▶ **YOUR OBJECTIVE**:
Retype every line from the start of the data down to and including the line with "0.5, 22.8, 2.6, 2.4, 0.9, 0.7, 2.8, 0.4, 0.0]". Skip the pictures.

▶ **PROVIDED MATERIAL**:
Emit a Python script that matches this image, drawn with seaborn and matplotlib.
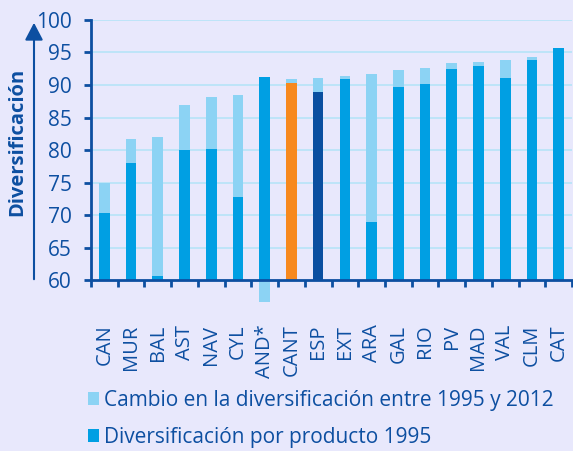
import numpy as np
import pandas as pd
import matplotlib
matplotlib.use("Agg")
import matplotlib.pyplot as plt
from matplotlib.patches import Patch, FancyArrowPatch
import seaborn as sns

# Regions and product diversification index
regions = ["CAN", "MUR", "BAL", "AST", "NAV", "CYL", "AND*", "CANT", "ESP",
           "EXT", "ARA", "GAL", "RIO", "PV", "MAD", "VAL", "CLM", "CAT"]
div_1995 = [70.3, 78.0, 60.7, 80.0, 80.2, 72.8, 91.2, 90.3, 88.9,
            90.9, 68.9, 89.7, 90.2, 92.5, 92.9, 91.1, 93.9, 95.7]
change_1995_2012 = [4.6, 3.7, 21.3, 7.0, 7.9, 15.7, -3.3, 0.6, 2.2,
                    0.5, 22.8, 2.6, 2.4, 0.9, 0.7, 2.8, 0.4, 0.0]

legend_labels = ["Cambio en la diversificación entre 1995 y 2012",
                 "Diversificación por producto 1995"]
y_ticks = [60, 65, 70, 75, 80, 85, 90, 95, 100]
y_title = "Diversificación"

BG = "#e8e8fc"
NAVY = "#0d4fa1"
BRIGHT = "#009fe3"
LIGHT = "#8cd3f4"
ORANGE = "#f7891e"
DARK_BAR = "#0a4fa0"
GRID = "#bde4f8"

sns.set_theme(style="white")
plt.rcParams["font.family"] = ["Open Sans", "DejaVu Sans"]

df = pd.DataFrame({"region": regions, "base": div_1995, "change": change_1995_2012})
y_floor = y_ticks[0]
df["bottom"] = np.where(df["change"] >= 0, df["base"], y_floor)

bar_colors = {r: BRIGHT for r in regions}
bar_colors["CANT"] = ORANGE
bar_colors["ESP"] = DARK_BAR

fig = plt.figure(figsize=(5.73, 4.51), dpi=100, facecolor=BG)
ax = fig.add_axes([91 / 573, 0.379, 481 / 573, 0.5767])
ax.set_facecolor(BG)

for y in y_ticks[1:]:
    ax.axhline(y, color=GRID, lw=1.4, zorder=0)

sns.barplot(data=df, x="region", y="base", hue="region", palette=bar_colors,
            order=regions, hue_order=regions, width=0.4, legend=False,
            linewidth=0, saturation=1, ax=ax, zorder=2)
sns.barplot(data=df, x="region", y="change", color=LIGHT, order=regions,
            width=0.4, bottom=df["bottom"].to_numpy(), linewidth=0,
            saturation=1, clip_on=False, ax=ax, zorder=2)

ax.set_ylim(y_floor, 100)
ax.set_xlim(-0.5, len(regions) - 0.5)
ax.set_yticks(y_ticks)
ax.set_xlabel("")
ax.set_ylabel("")

for side in ["top", "right"]:
    ax.spines[side].set_visible(False)
for side in ["left", "bottom"]:
    ax.spines[side].set_color(NAVY)
    ax.spines[side].set_linewidth(2)

ax.tick_params(axis="y", direction="out", length=5, width=2, color=NAVY,
               labelcolor=NAVY, labelsize=15, pad=9, left=True)
ax.set_xticks(range(len(regions)))
ax.set_xticklabels(regions, rotation=90, va="top")
ax.tick_params(axis="x", which="major", length=0, labelcolor=NAVY,
               labelsize=14.5, pad=32)
ax.set_xticks(np.arange(-0.5, len(regions), 1.0), minor=True)
ax.tick_params(axis="x", which="minor", direction="out", length=5, width=2,
               color=NAVY, bottom=True)

# vertical axis title with arrow
fig.text(17 / 573, 1 - 142 / 451, y_title, rotation=90, ha="center", va="center",
         color=NAVY, fontsize=14.5, fontweight="bold")
fig.add_artist(FancyArrowPatch(
    (34 / 573, 1 - 282 / 451), (34 / 573, 1 - 20 / 451),
    transform=fig.transFigure, arrowstyle="-|>,head_length=0.42,head_width=0.22",
    mutation_scale=25, color=NAVY, lw=1.5))

handles = [Patch(facecolor=LIGHT, edgecolor="none"),
           Patch(facecolor=BRIGHT, edgecolor="none")]
fig.legend(handles, legend_labels, loc="upper left",
           bbox_to_anchor=(88 / 573, 1 - 390 / 451), bbox_transform=fig.transFigure,
           frameon=False, fontsize=15, handlelength=0.55, handleheight=0.55,
           handletextpad=0.2, labelspacing=0.75, borderpad=0, borderaxespad=0,
           labelcolor=NAVY)

fig.savefig("out.png", dpi=100, facecolor=BG)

▶ **EXPECTED OUTPUT**:
Emit a Python script that matches this image, drawn with seaborn and matplotlib.
import numpy as np
import pandas as pd
import matplotlib
matplotlib.use("Agg")
import matplotlib.pyplot as plt
from matplotlib.patches import Patch, FancyArrowPatch
import seaborn as sns

# Regions and product diversification index
regions = ["CAN", "MUR", "BAL", "AST", "NAV", "CYL", "AND*", "CANT", "ESP",
           "EXT", "ARA", "GAL", "RIO", "PV", "MAD", "VAL", "CLM", "CAT"]
div_1995 = [70.3, 78.0, 60.7, 80.0, 80.2, 72.8, 91.2, 90.3, 88.9,
            90.9, 68.9, 89.7, 90.2, 92.5, 92.9, 91.1, 93.9, 95.7]
change_1995_2012 = [4.6, 3.7, 21.3, 7.0, 7.9, 15.7, -3.3, 0.6, 2.2,
                    0.5, 22.8, 2.6, 2.4, 0.9, 0.7, 2.8, 0.4, 0.0]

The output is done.